As soon as Covid laws lifted in Australia, Ivey was one of the first people I went to see, after my immediate family. My brother and I drove from Kentucky to Austin to see her. She was in her last week of pregnancy, about to become a mom, and I was feeling such relief to be able to travel again after two years of not seeing my family. It was a rare, quiet and beautiful time. Early January and freezing cold, between masks, Covid tests and French Press coffee, I maintain that that week in Texas with Ivey was the best sleep I’ve ever had in my life.

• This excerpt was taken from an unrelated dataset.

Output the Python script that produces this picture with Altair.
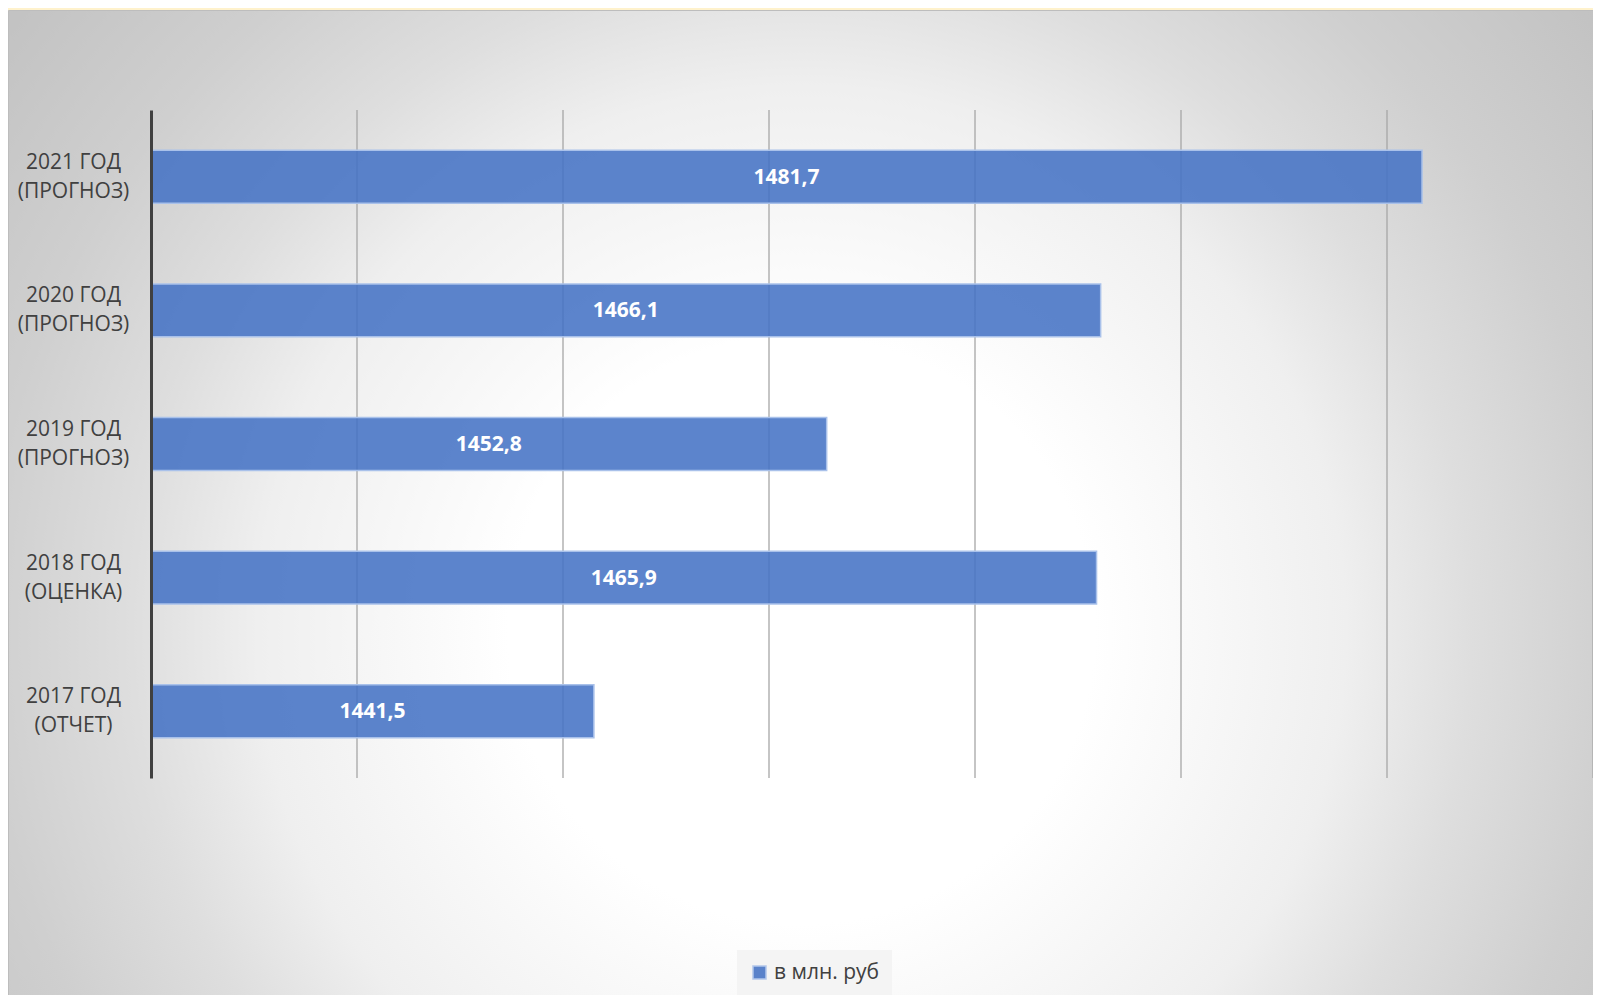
import altair as alt
import pandas as pd

# ---- data ----
categories = ["2021 ГОД|(ПРОГНОЗ)", "2020 ГОД|(ПРОГНОЗ)", "2019 ГОД|(ПРОГНОЗ)",
              "2018 ГОД|(ОЦЕНКА)", "2017 ГОД|(ОТЧЕТ)"]
values = [1481.7, 1466.1, 1452.8, 1465.9, 1441.5]
series_name = "в млн. руб"
grid_ticks = [1430, 1440, 1450, 1460, 1470, 1480, 1490]
x_domain = [1420, 1490]

df = pd.DataFrame({"cat": categories, "v": values, "series": [series_name] * len(values)})
grid_df = pd.DataFrame({"v": grid_ticks})
bg_df = pd.DataFrame({"k": [0]})

FONT = "Open Sans"
TXT = "#404040"
PW, PH = 1442, 668
PAD = {"left": 143, "top": 102, "right": 0, "bottom": 217}

xscale = alt.Scale(domain=x_domain, nice=False, zero=False)

gradient = {
    "gradient": "radial",
    "x1": 0.5, "y1": 0.58, "r1": 0,
    "x2": 0.5, "y2": 0.58, "r2": 0.66,
    "stops": [
        {"offset": 0.0, "color": "#ffffff"},
        {"offset": 0.28, "color": "#ffffff"},
        {"offset": 0.52, "color": "#efefef"},
        {"offset": 0.64, "color": "#dedede"},
        {"offset": 0.78, "color": "#cfcfcf"},
        {"offset": 0.95, "color": "#c3c3c3"},
        {"offset": 1.0, "color": "#c1c1c1"},
    ],
}

background = alt.Chart(bg_df).mark_rect(
    fill=gradient, stroke="#bdbdbd", strokeWidth=1
).encode(
    x=alt.value(-PAD["left"] + 0.5), x2=alt.value(PW + PAD["right"] + 2),
    y=alt.value(-PAD["top"] + 2.5), y2=alt.value(PH + PAD["bottom"] + 2),
)

grid = alt.Chart(grid_df).mark_rule(color="#a6a6a6", strokeWidth=1.3).encode(
    x=alt.X("v:Q", scale=xscale, axis=None)
)

ysort = categories

bars = alt.Chart(df).mark_bar(
    fillOpacity=0.87, stroke="#a9c1ea", strokeWidth=1.5
).encode(
    x=alt.X("v:Q", scale=xscale, axis=None),
    x2=alt.datum(x_domain[0]),
    y=alt.Y(
        "cat:N", sort=ysort, title=None,
        scale=alt.Scale(paddingInner=0.604, paddingOuter=0.302),
        axis=alt.Axis(
            labelExpr="split(datum.label, '|')",
            labelAlign="center", labelBaseline="middle",
            labelPadding=78, labelOffset=-14, ticks=False, tickSize=0,
            labelFont=FONT, labelFontSize=21, labelColor=TXT,
            labelLineHeight=29, labelLimit=300,
            domainColor=TXT, domainWidth=3, grid=False, zindex=1,
        ),
    ),
    color=alt.Color(
        "series:N", scale=alt.Scale(range=["#4472C4"]),
        legend=alt.Legend(
            title=None, orient="none", legendX=586, legendY=840,
            symbolType="square", symbolSize=169, symbolOpacity=0.87,
            symbolStrokeColor="#a9c1ea", symbolStrokeWidth=1.5,
            labelFont=FONT, labelFontSize=21, labelColor=TXT,
            fillColor="#f4f4f4", padding=12, symbolOffset=0, labelOffset=4,
        ),
    ),
)

labels = alt.Chart(df).transform_calculate(
    mid="(" + str(x_domain[0]) + " + datum.v) / 2",
    txt="replace(format(datum.v, '.1f'), '.', ',')",
).mark_text(
    font=FONT, fontSize=21, fontWeight="bold", color="white",
    align="center", baseline="middle", dy=1,
).encode(
    x=alt.X("mid:Q", scale=xscale, axis=None),
    y=alt.Y("cat:N", sort=ysort),
    text="txt:N",
)

chart = alt.layer(background, grid, bars, labels).properties(
    width=PW, height=PH, padding=PAD, autosize="none", background="#FFF2CC"
).configure_view(stroke=None)

chart.save("out.html", embed_options={"renderer": "svg", "actions": False})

Two years later I came back for another visit. She had covid, and I tested positive the next day (we’re certain I caught it before I got to her.) Not that sick, we just hung out and laid low, but once I knew I had it too, it wasn’t so bad because I could finally hug her.

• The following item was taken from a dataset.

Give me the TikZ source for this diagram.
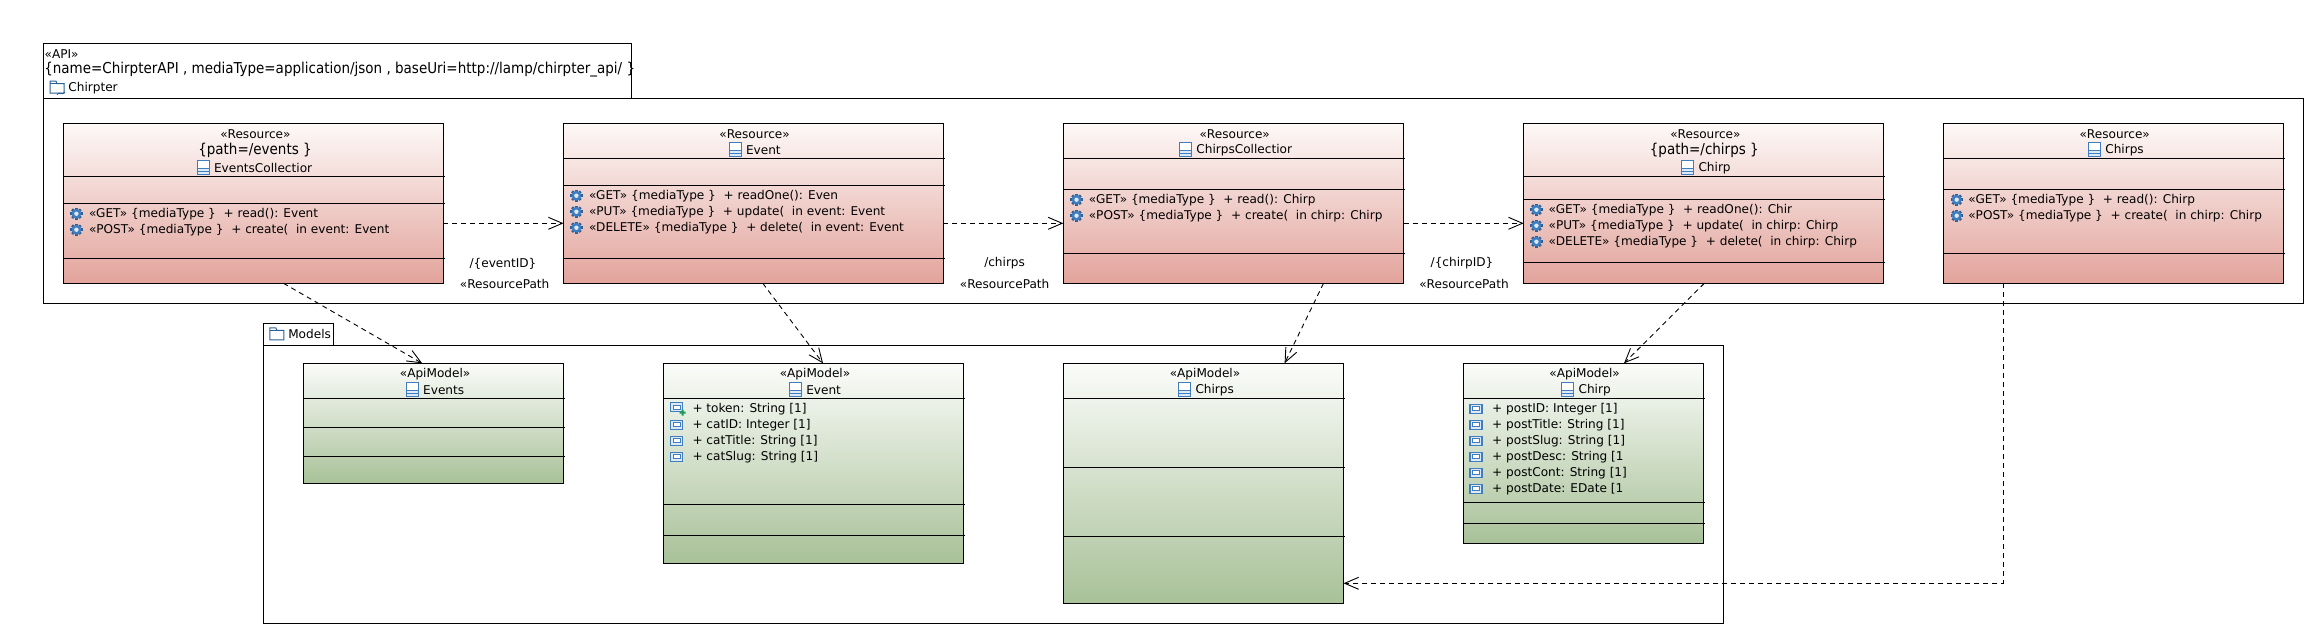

Ivey is a mom to a darling daughter now, and has been for a while. Yesterday I went to brunch at the lovely Comfort Cafe with Ivey, her mom and her daughter and afterwards I watched daughter and Grandma play on the playground. When Ivey and I were growing up, her Mom made us grilled cheese sandwiches in little red baskets, when I would sleepover, like we were eating at a diner. I remember Ivey’s chubby kitty cat that we affectionately called William Howard Taft (he also had a thing for bathtubs). I remember how Ivey came to Hilton Head Island with my family one summer and it rained the entire time. We wanted to sneak off and get tattoos to do something exciting in the midst of our rainy day blues, but alas we were probably like 16, and it did not happen. A few years later I was there to watch Ivey get her lip pierced in Asheville. It was through Ivey I learned about Unitarian Universalism. She came with me to do peanut butter and jelly days at New Hope Christian Fellowship, where the adults drove the kids through downtown handing out PB&Js to anyone who wanted them. It was with Ivey I took my first yoga class, and 20 years later I would do hours of yoga on her porch, under the guiding eye of her many wonderful pets.

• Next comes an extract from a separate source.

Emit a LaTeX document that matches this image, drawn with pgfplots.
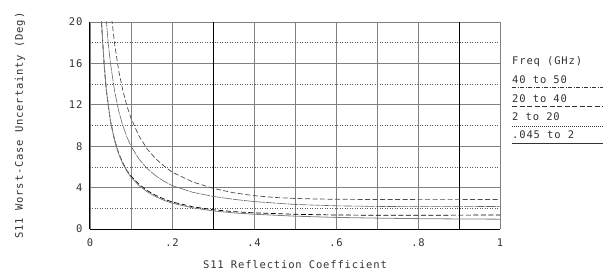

It’s labor day today in USA. Ivey had the day off and we went out for tacos in Lytton Springs and had a little picnic. We looked at beautiful old live oak trees. Then the three of us came back and watched movies on the couch. Tonight we’ll go out for one more night in town before I fly to Atlanta in the morning.
Nostalgia and sentimental-ness runs strong in the Morris family. Probably does in all families. Every time another year goes by, I’m closer to death and more aware that life is precious. Like Laurie said, jaded as she may be, the longer we live, the more we understand that time gives things meaning.
This Substack started out as a story about the history of Lytton Springs, but clearly I had other things on my mind. Until next time, my sweet Ives, whenever that may be!






You are lucky to have each other. And we're lucky to have you!